* [Work required]
Retype the data exactly, from its first line to the line containing "var deltaTicks = [60, 70, 80, 90, 100];", including both, and skip any picture.

-*-

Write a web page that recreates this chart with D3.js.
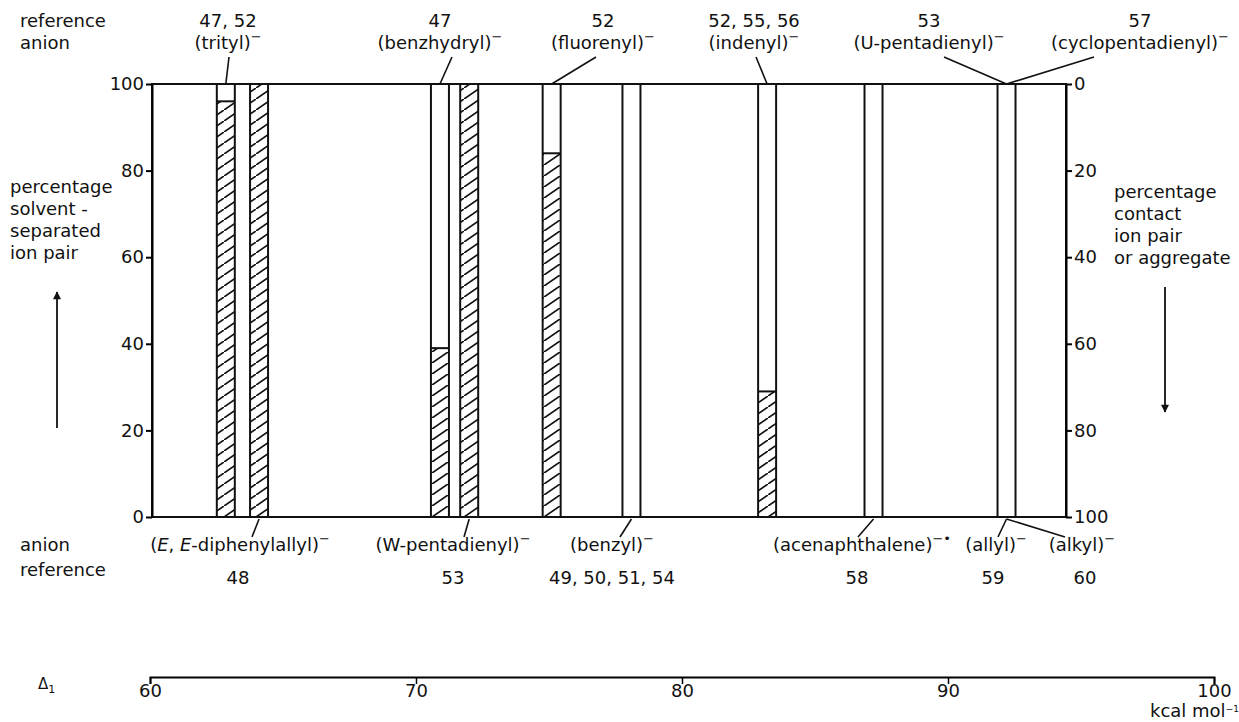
<!DOCTYPE html>
<html lang="en">
<head>
<meta charset="utf-8">
<title>Ion pair type versus Δ1</title>
<script src="https://d3js.org/d3.v7.min.js"></script>
<style>
  body { margin: 0; background: #fff; }
  svg text { font-family: "DejaVu Sans", sans-serif; font-size: 18px; fill: #111; }
</style>
</head>
<body>
<script>
// one bar per anion: position on the Δ1 scale (kcal/mol) and % solvent-separated ion pair
var delta1 = [62.85, 64.1, 70.9, 72.0, 75.1, 78.1, 83.2, 87.2, 92.2];
var separated = [96, 100, 39, 100, 84, 0, 29, 0, 0];
var pctTicks = [0, 20, 40, 60, 80, 100];
var deltaTicks = [60, 70, 80, 90, 100];

// labels above the plot (reference numbers, anion names) and the bar each points at
var topRefs = ["47, 52", "47", "52", "52, 55, 56", "53", "57"];
var topNames = ["(trityl)", "(benzhydryl)", "(fluorenyl)", "(indenyl)", "(U-pentadienyl)", "(cyclopentadienyl)"];
var topBars = [0, 2, 4, 6, 8, 8];

// labels below the plot
var bottomNames = ["(*E*, *E*-diphenylallyl)", "(W-pentadienyl)", "(benzyl)", "(acenaphthalene)", "(allyl)", "(alkyl)"];
var bottomSups = ["−", "−", "−", "−•", "−", "−"];
var bottomRefs = ["48", "53", "49, 50, 51, 54", "58", "59", "60"];
var bottomBars = [1, 3, 5, 7, 8, 8];

// layout
var W = 1239, H = 722;
var pL = 152, pR = 1066, pT = 84, pB = 517;
var barW = 18;
var topX = [228, 440, 603, 754, 929, 1140];
var topLead = [229, 452, 596, 756, 944, 1094];
var botX = [240, 453, 612, 862, 996, 1082];
var botRefX = [238, 453, 612, 857, 993, 1085];
var botLead = [252, 464, 620, 858, 998, 1065];

var svg = d3.select("body").append("svg")
  .attr("width", W).attr("height", H);

var x = d3.scaleLinear().domain([60, 100]).range([150, 1214]);
var yL = d3.scaleLinear().domain([0, 100]).range([pB, pT]);
var yR = d3.scaleLinear().domain([0, 100]).range([pT, pB]);

var defs = svg.append("defs");

// hatch pattern
var pat = defs.append("pattern")
  .attr("id", "hatch").attr("patternUnits", "userSpaceOnUse")
  .attr("width", 16).attr("height", 11);
pat.append("path").attr("d", "M0,11L16,0")
  .attr("stroke", "#111").attr("stroke-width", 1.7).attr("stroke-linecap", "square");

// frame
svg.append("rect")
  .attr("x", pL).attr("y", pT)
  .attr("width", pR - pL).attr("height", pB - pT)
  .attr("fill", "none").attr("stroke", "#111").attr("stroke-width", 2);

// bars
var bars = svg.append("g").selectAll("g").data(delta1).enter().append("g");
bars.append("rect")
  .attr("x", function(d) { return x(d) - barW / 2; })
  .attr("y", function(d, i) { return yL(separated[i]); })
  .attr("width", barW)
  .attr("height", function(d, i) { return pB - yL(separated[i]); })
  .attr("fill", "url(#hatch)");
bars.append("rect")
  .attr("x", function(d) { return x(d) - barW / 2; })
  .attr("y", pT)
  .attr("width", barW)
  .attr("height", pB - pT)
  .attr("fill", "none").attr("stroke", "#111").attr("stroke-width", 2);
bars.filter(function(d, i) { return separated[i] > 0 && separated[i] < 100; })
  .append("line")
  .attr("x1", function(d) { return x(d) - barW / 2; })
  .attr("x2", function(d) { return x(d) + barW / 2; })
  .attr("y1", function(d) { return yL(separated[delta1.indexOf(d)]); })
  .attr("y2", function(d) { return yL(separated[delta1.indexOf(d)]); })
  .attr("stroke", "#111").attr("stroke-width", 2);

// left and right axes
var axL = svg.append("g").attr("transform", "translate(" + pL + ",0)")
  .call(d3.axisLeft(yL).tickValues(pctTicks).tickSize(6).tickSizeOuter(0).tickPadding(2));
var axR = svg.append("g").attr("transform", "translate(" + pR + ",0)")
  .call(d3.axisRight(yR).tickValues(pctTicks).tickSize(6).tickSizeOuter(0).tickPadding(2));
[axL, axR].forEach(function(a) {
  a.select(".domain").attr("stroke-width", 2);
  a.selectAll(".tick line").attr("stroke-width", 2);
  a.selectAll("text").attr("font-size", null).attr("font-family", null);
});

// Δ1 axis
var axB = svg.append("g").attr("transform", "translate(0,677)")
  .call(d3.axisBottom(x).tickValues(deltaTicks).tickSize(7).tickSizeOuter(7).tickPadding(0));
axB.select(".domain").attr("stroke-width", 2);
axB.selectAll(".tick line").attr("stroke-width", 1.5);
axB.selectAll("text").attr("font-size", null).attr("font-family", null);

function sup(t, s) {
  t.append("tspan").attr("dy", -8).attr("font-size", 13).text(s);
}
function rich(t, str) {
  str.split("*").forEach(function(part, k) {
    if (!part) return;
    t.append("tspan").attr("font-style", k % 2 ? "italic" : "normal").text(part);
  });
}

// top labels
topNames.forEach(function(n, i) {
  svg.append("text").attr("x", topX[i]).attr("y", 27)
    .attr("text-anchor", "middle").text(topRefs[i]);
  var t = svg.append("text").attr("x", topX[i]).attr("y", 49).attr("text-anchor", "middle");
  t.append("tspan").text(n);
  sup(t, "−");
  svg.append("line")
    .attr("x1", topLead[i]).attr("y1", 57)
    .attr("x2", x(delta1[topBars[i]])).attr("y2", pT)
    .attr("stroke", "#111").attr("stroke-width", 1.6);
});

// bottom labels
bottomNames.forEach(function(n, i) {
  var t = svg.append("text").attr("x", botX[i]).attr("y", 551).attr("text-anchor", "middle");
  rich(t, n);
  sup(t, bottomSups[i]);
  svg.append("text").attr("x", botRefX[i]).attr("y", 584)
    .attr("text-anchor", "middle").text(bottomRefs[i]);
  svg.append("line")
    .attr("x1", x(delta1[bottomBars[i]])).attr("y1", pB + 2)
    .attr("x2", botLead[i]).attr("y2", 537)
    .attr("stroke", "#111").attr("stroke-width", 1.6);
});

// side titles
svg.append("text").attr("x", 20).attr("y", 27).text("reference");
svg.append("text").attr("x", 20).attr("y", 49).text("anion");
svg.append("text").attr("x", 20).attr("y", 551).text("anion");
svg.append("text").attr("x", 20).attr("y", 576).text("reference");

["percentage", "solvent -", "separated", "ion  pair"].forEach(function(s, i) {
  svg.append("text").attr("x", 10).attr("y", 193 + i * 22).text(s);
});
["percentage", "contact", "ion pair", "or aggregate"].forEach(function(s, i) {
  svg.append("text").attr("x", 1114).attr("y", 198 + i * 22).text(s);
});

// arrows
defs.append("marker").attr("id", "head").attr("viewBox", "0 0 10 10")
  .attr("refX", 9).attr("refY", 5).attr("markerWidth", 14).attr("markerHeight", 8)
  .attr("markerUnits", "userSpaceOnUse")
  .attr("orient", "auto")
  .append("path").attr("d", "M0,0L10,5L0,10Z").attr("fill", "#111");
svg.append("line").attr("x1", 57).attr("y1", 428).attr("x2", 57).attr("y2", 292)
  .attr("stroke", "#111").attr("stroke-width", 1.8).attr("marker-end", "url(#head)");
svg.append("line").attr("x1", 1165).attr("y1", 287).attr("x2", 1165).attr("y2", 412)
  .attr("stroke", "#111").attr("stroke-width", 1.8).attr("marker-end", "url(#head)");

// Δ1 and units
var d1 = svg.append("text").attr("x", 38).attr("y", 689);
d1.append("tspan").attr("font-size", 15).text("Δ");
d1.append("tspan").attr("font-size", 11).attr("dy", 4).text("1");
var u = svg.append("text").attr("x", 1150).attr("y", 717).attr("font-size", 13);
u.append("tspan").text("kcal mol");
u.append("tspan").attr("dy", -5).attr("font-size", 9).text("−1");
</script>
</body>
</html>
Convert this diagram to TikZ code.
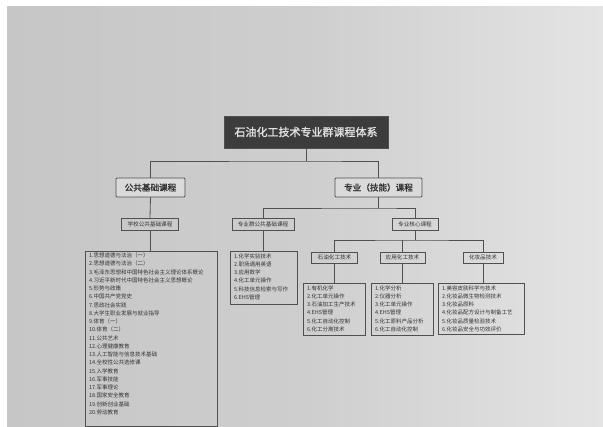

-*-

* [Expected answer]
Write a web page that recreates this chart with D3.js.
<!DOCTYPE html>
<html lang="en">
<head>
<meta charset="utf-8">
<title>Ion pair type versus Δ1</title>
<script src="https://d3js.org/d3.v7.min.js"></script>
<style>
  body { margin: 0; background: #fff; }
  svg text { font-family: "DejaVu Sans", sans-serif; font-size: 18px; fill: #111; }
</style>
</head>
<body>
<script>
// one bar per anion: position on the Δ1 scale (kcal/mol) and % solvent-separated ion pair
var delta1 = [62.85, 64.1, 70.9, 72.0, 75.1, 78.1, 83.2, 87.2, 92.2];
var separated = [96, 100, 39, 100, 84, 0, 29, 0, 0];
var pctTicks = [0, 20, 40, 60, 80, 100];
var deltaTicks = [60, 70, 80, 90, 100];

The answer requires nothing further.